You've devoted your entire energy to the writing and haven't given a thought to construction or sense of the Theatre or Drama or climax— all of which are necessary in a good play.
You have a Prose mind not a dialogue mind. Novelists can't write plays and playwrights can't write novels—at least very seldom— Clemence Dane and Galsworthy.

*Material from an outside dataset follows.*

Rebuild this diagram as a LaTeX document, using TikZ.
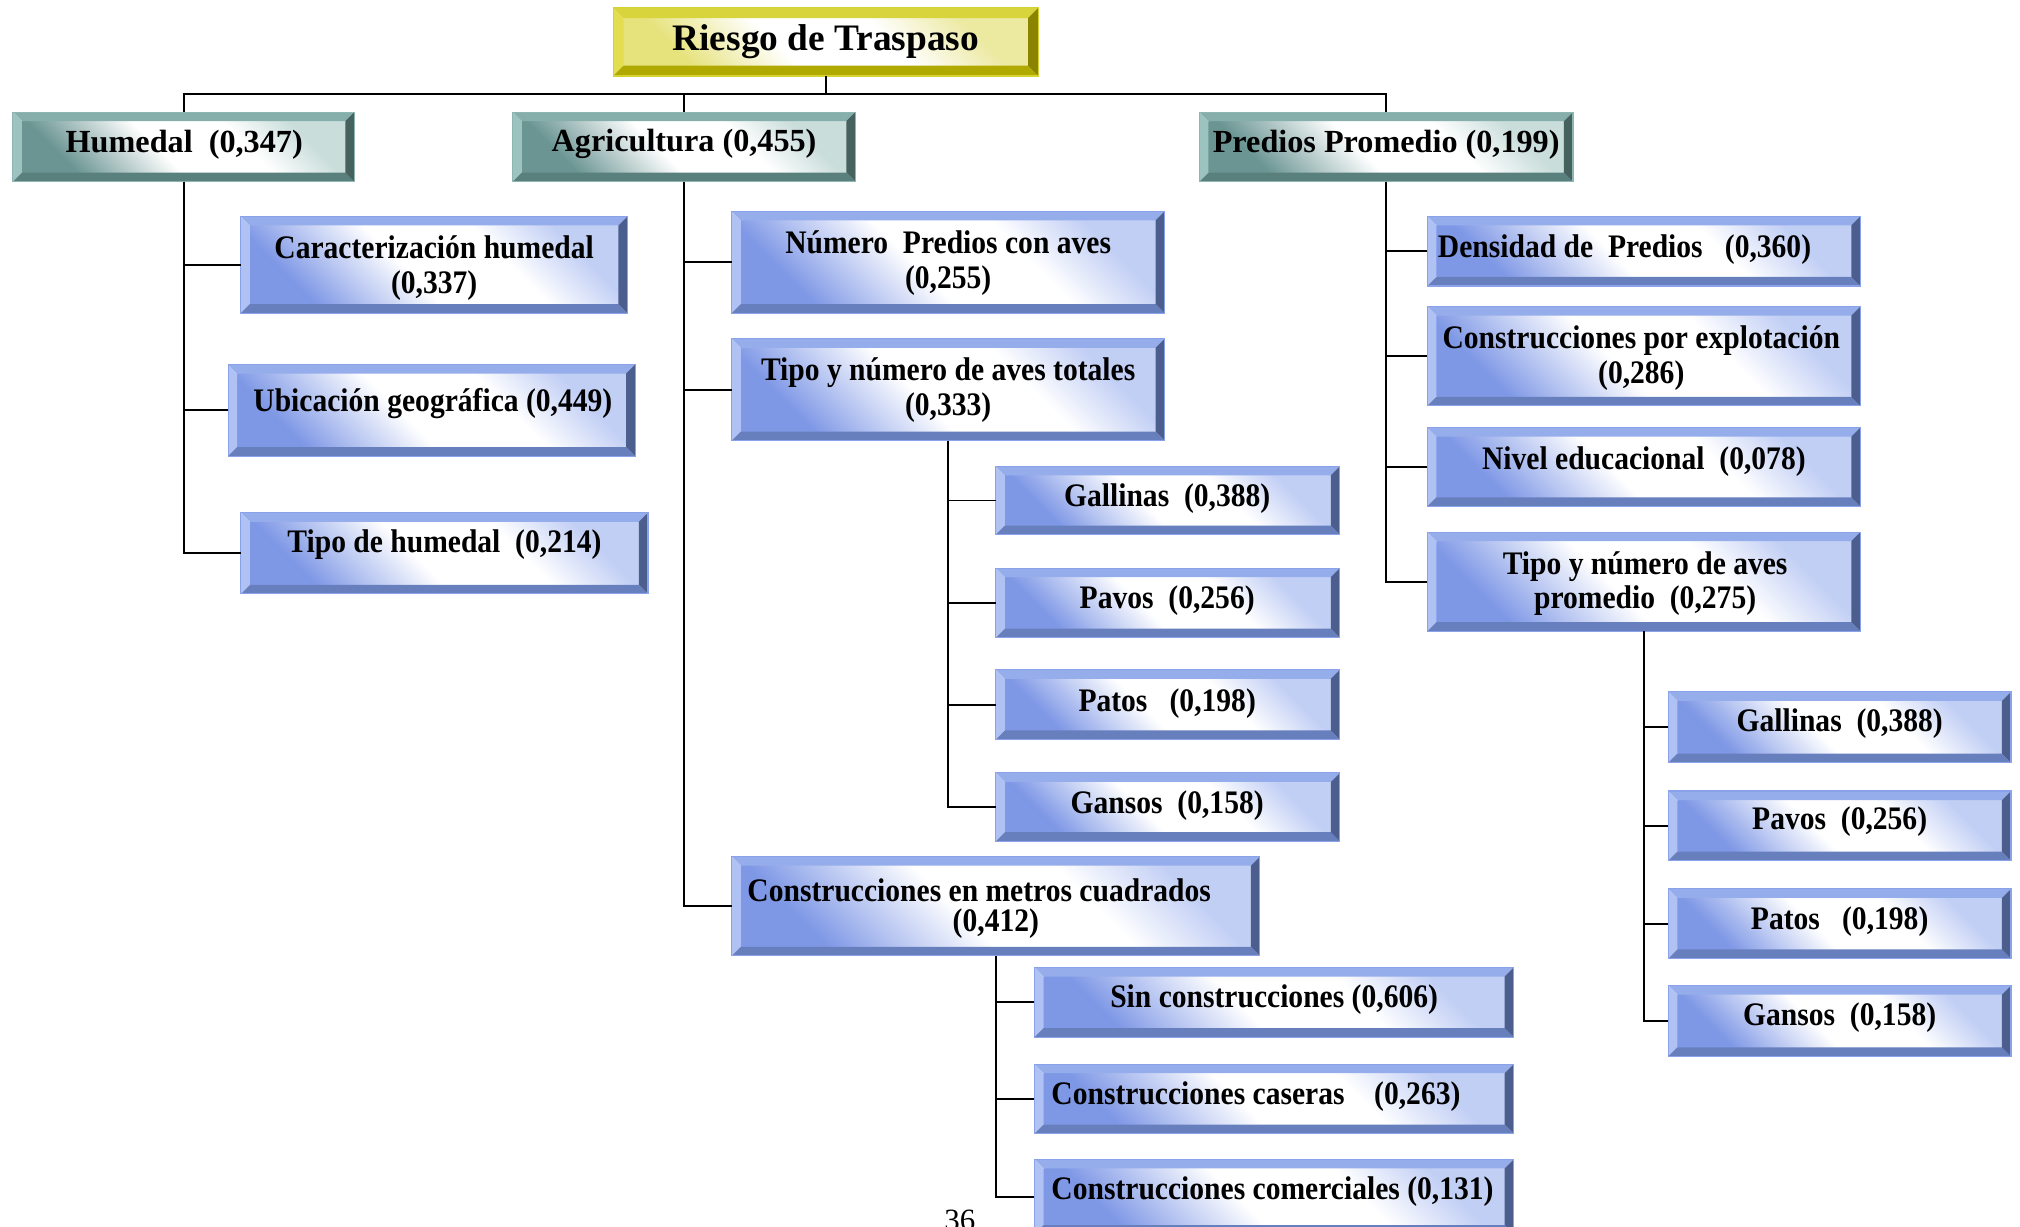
\documentclass[tikz,border=0pt]{standalone}
\usepackage{fontspec}
\setmainfont{Liberation Serif}
\newfontfamily\condserif{Liberation Serif}[FakeStretch=0.9]
\usetikzlibrary{fit}

% blue boxes
\definecolor{blutop}{HTML}{96ADEB}
\definecolor{bluleft}{HTML}{AFC2F3}
\definecolor{blubot}{HTML}{687FBE}
\definecolor{bluright}{HTML}{4B5E8E}
\definecolor{bluedge}{HTML}{8AA2EA}
\definecolor{blufaceA}{HTML}{7F98E6}
\definecolor{blufaceB}{HTML}{C2CFF5}
% teal boxes
\definecolor{teatop}{HTML}{86AFAC}
\definecolor{tealeft}{HTML}{9CC3C0}
\definecolor{teabot}{HTML}{5A807E}
\definecolor{tearight}{HTML}{45625F}
\definecolor{teaedge}{HTML}{8DB5B2}
\definecolor{teafaceA}{HTML}{6A9593}
\definecolor{teafaceB}{HTML}{C9DDDB}
% yellow box
\definecolor{yeltop}{HTML}{D8D43C}
\definecolor{yelleft}{HTML}{E2DE50}
\definecolor{yelbot}{HTML}{B0AA00}
\definecolor{yelright}{HTML}{8A8400}
\definecolor{yeledge}{HTML}{D6D230}
\definecolor{yelfaceA}{HTML}{E6E27C}
\definecolor{yelfaceB}{HTML}{ECE9A0}

% face gradients: tinted lower-left corner, white middle, lighter tint upper-right
\pgfdeclarehorizontalshading{blushade}{100bp}{color(0bp)=(blufaceA); color(25bp)=(blufaceA);
  color(45bp)=(white); color(62bp)=(white); color(75bp)=(blufaceB); color(100bp)=(blufaceB)}
\pgfdeclarehorizontalshading{teashade}{100bp}{color(0bp)=(teafaceA); color(25bp)=(teafaceA);
  color(45bp)=(white); color(62bp)=(white); color(75bp)=(teafaceB); color(100bp)=(teafaceB)}
\pgfdeclarehorizontalshading{yelshade}{100bp}{color(0bp)=(yelfaceA); color(25bp)=(yelfaceA);
  color(42bp)=(white); color(60bp)=(white); color(75bp)=(yelfaceB); color(100bp)=(yelfaceB)}

% bevelled box: name, x0, y0, x1, y1, palette, bevel depth
\newcommand\bevelbox[7]{%
  \coordinate (#1-nw) at (#2,#3);
  \coordinate (#1-se) at (#4,#5);
  \node[fit=(#1-nw)(#1-se), inner sep=0pt, outer sep=0pt] (#1) {};
  \shade[shading=#6shade, shading angle=45]
    ({#2+#7},{#3+#7}) rectangle ({#4-#7},{#5-#7});
  \fill[#6top] (#2,#3) -- (#4,#3) -- ({#4-#7},{#3+#7}) -- ({#2+#7},{#3+#7}) -- cycle;
  \fill[#6left] (#2,#3) -- ({#2+#7},{#3+#7}) -- ({#2+#7},{#5-#7}) -- (#2,#5) -- cycle;
  \fill[#6bot] (#2,#5) -- ({#2+#7},{#5-#7}) -- ({#4-#7},{#5-#7}) -- (#4,#5) -- cycle;
  \fill[#6right] (#4,#3) -- (#4,#5) -- ({#4-#7},{#5-#7}) -- ({#4-#7},{#3+#7}) -- cycle;
  \draw[#6edge, line width=0.8pt] (#2,#3) rectangle (#4,#5);
}

\tikzset{
  conn/.style={draw=black, line width=1.5pt},
  lbl/.style={inner sep=0pt, align=center, text=black,
    font=\condserif\bfseries\fontsize{25.5}{27}\selectfont},
  lblone/.style={inner sep=0pt, text=black,
    font=\bfseries\fontsize{25}{28}\selectfont},
  lblroot/.style={inner sep=0pt, text=black,
    font=\bfseries\fontsize{29}{32}\selectfont},
  pagenum/.style={inner sep=0pt, text=black,
    font=\fontsize{24}{26}\selectfont},
}

\begin{document}
\begin{tikzpicture}[x=1pt, y=-1pt]
\useasboundingbox (0,0) rectangle (1568,952);
\fill[white] (0,0) rectangle (1568,952);

% boxes
\bevelbox{root}{476}{6}{806}{59}{yel}{8}
\bevelbox{hum}{10}{87}{275}{141}{tea}{7}
\bevelbox{agr}{398}{87}{664}{141}{tea}{7}
\bevelbox{pred}{931}{87}{1221}{141}{tea}{7}

\bevelbox{hca}{187}{168}{487}{243}{blu}{7}
\bevelbox{hub}{177}{283}{493}{354}{blu}{7}
\bevelbox{hti}{187}{398}{503}{461}{blu}{7}

\bevelbox{anp}{568}{164}{904}{243}{blu}{7}
\bevelbox{ata}{568}{263}{904}{342}{blu}{7}
\bevelbox{ag1}{773}{362}{1040}{415}{blu}{7}
\bevelbox{ag2}{773}{441}{1040}{495}{blu}{7}
\bevelbox{ag3}{773}{520}{1040}{574}{blu}{7}
\bevelbox{ag4}{773}{600}{1040}{653}{blu}{7}
\bevelbox{acm}{568}{665}{978}{742}{blu}{7}
\bevelbox{ac1}{803}{751}{1175}{805}{blu}{7}
\bevelbox{ac2}{803}{826}{1175}{880}{blu}{7}
\bevelbox{ac3}{803}{900}{1175}{958}{blu}{7}

\bevelbox{pde}{1108}{168}{1444}{222}{blu}{7}
\bevelbox{pco}{1108}{238}{1444}{315}{blu}{7}
\bevelbox{pni}{1108}{332}{1444}{393}{blu}{7}
\bevelbox{pta}{1108}{413}{1444}{490}{blu}{7}
\bevelbox{pg1}{1295}{537}{1561}{592}{blu}{7}
\bevelbox{pg2}{1295}{614}{1561}{668}{blu}{7}
\bevelbox{pg3}{1295}{690}{1561}{744}{blu}{7}
\bevelbox{pg4}{1295}{765}{1561}{820}{blu}{7}

% labels
\node[lblroot] (t-root) at (641,32) {Riesgo de Traspaso};
\node[lblone] (t-hum) at (143,112) {Humedal\ \ (0,347)};
\node[lblone] (t-agr) at (531,112) {Agricultura (0,455)};
\node[lblone] (t-pred) at (1076,112) {Predios Promedio (0,199)};

\node[lbl] (t-hca) at (337,208) {Caracterización humedal\\(0,337)};
\node[lbl] (t-hub) at (336,313) {Ubicación geográfica (0,449)};
\node[lbl] (t-hti) at (345,423) {Tipo de humedal\ \ (0,214)};

\node[lbl] (t-anp) at (736,204) {Número\ \ Predios con aves\\(0,255)};
\node[lbl] (t-ata) at (736,303) {Tipo y número de aves totales\\(0,333)};
\node[lbl] (t-ag1) at (906,387) {Gallinas\ \ (0,388)};
\node[lbl] (t-ag2) at (906,466) {Pavos\ \ (0,256)};
\node[lbl] (t-ag3) at (906,546) {Patos\ \ \ (0,198)};
\node[lbl] (t-ag4) at (906,625) {Gansos\ \ (0,158)};
\node[lbl, anchor=west] (t-acm) at (580,691) {Construcciones en metros cuadrados};
\node[lbl] (t-acmv) at (773,717) {(0,412)};
\node[lbl] (t-ac1) at (989,776) {Sin construcciones (0,606)};
\node[lbl, anchor=west] (t-ac2) at (816,851) {Construcciones caseras\ \ \ \ (0,263)};
\node[lbl, anchor=west] (t-ac3) at (816,925) {Construcciones comerciales (0,131)};

\node[lbl, anchor=west] (t-pde) at (1116,194) {Densidad de\ \ Predios\ \ \ (0,360)};
\node[lbl] (t-pco) at (1274,278) {Construcciones por explotación\\(0,286)};
\node[lbl] (t-pni) at (1276,358) {Nivel educacional\ \ (0,078)};
\node[lbl] (t-pta) at (1277,453) {Tipo y número de aves\\promedio\ \ (0,275)};
\node[lbl] (t-pg1) at (1428,562) {Gallinas\ \ (0,388)};
\node[lbl] (t-pg2) at (1428,638) {Pavos\ \ (0,256)};
\node[lbl] (t-pg3) at (1428,715) {Patos\ \ \ (0,198)};
\node[lbl] (t-pg4) at (1428,790) {Gansos\ \ (0,158)};

\node[pagenum] (page) at (745,947) {36};

% connectors
\coordinate (bus) at (0,73);
\draw[conn] (root.south) -- (root.south |- bus);
\draw[conn] (hum.north) |- (pred.north |- bus) -- (pred.north);
\draw[conn] (agr.north) -- (agr.north |- bus);

\foreach \p/\c in {hum/hca, hum/hub, hum/hti,
                   agr/anp, agr/ata, agr/acm,
                   ata/ag1, ata/ag2, ata/ag3, ata/ag4,
                   acm/ac1, acm/ac2, acm/ac3,
                   pred/pde, pred/pco, pred/pni, pred/pta,
                   pta/pg1, pta/pg2, pta/pg3, pta/pg4}
  \draw[conn] (\p.south) |- (\c.west);
\end{tikzpicture}
\end{document}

NINETEEN THIRTY-SIX NOW, and Noël is touring with Tonight at 8:30, but even so, he's not too busy to spare time to write to Esme about her latest offering:
Kings Theatre, Edinburgh Darling Stoj
As I have been living in the country in almost complete seclusion since June working on three plays and have only spent nine nights in the gay metrollops in four months, I am actually more busy socially now than I was then, but even so I have found, nay made opportunity during these hectic crowded hours to read Prelude to Peace from what is known as cover to cover. I did not find the actual reading dull, owing to a strange new simplicity of style that you have evolved. I think the bulk of it is extraordinarily well done and, apart from just a few sentimental digressions, rigidly to the point. No intelligent reader could fail to appreciate your utter sincerity and the sound sense of your educational theories but unfortunately, as you are an idealist, soi disant, and I am a realist, ever so soi disant, I fear we shall never see human life eye to eye and tooth to tooth and cheek to cheek and bottom to bottom. At the risk of bitter postal accusations of reactionalism, I will boldly announce that it is my considered opinion that the human race {soi disant) is cruel, idiotic, sentimental, predatory, ungrateful, ugly, conceited and egocentric to the last ditch and that the occasional discovery of an isolated exception is as deliriously surprising as finding a sudden brazil nut in what you know to be five pounds of vanilla creams. These glorious moments, although not making life actually worth living, perhaps, at least make it pleasanter.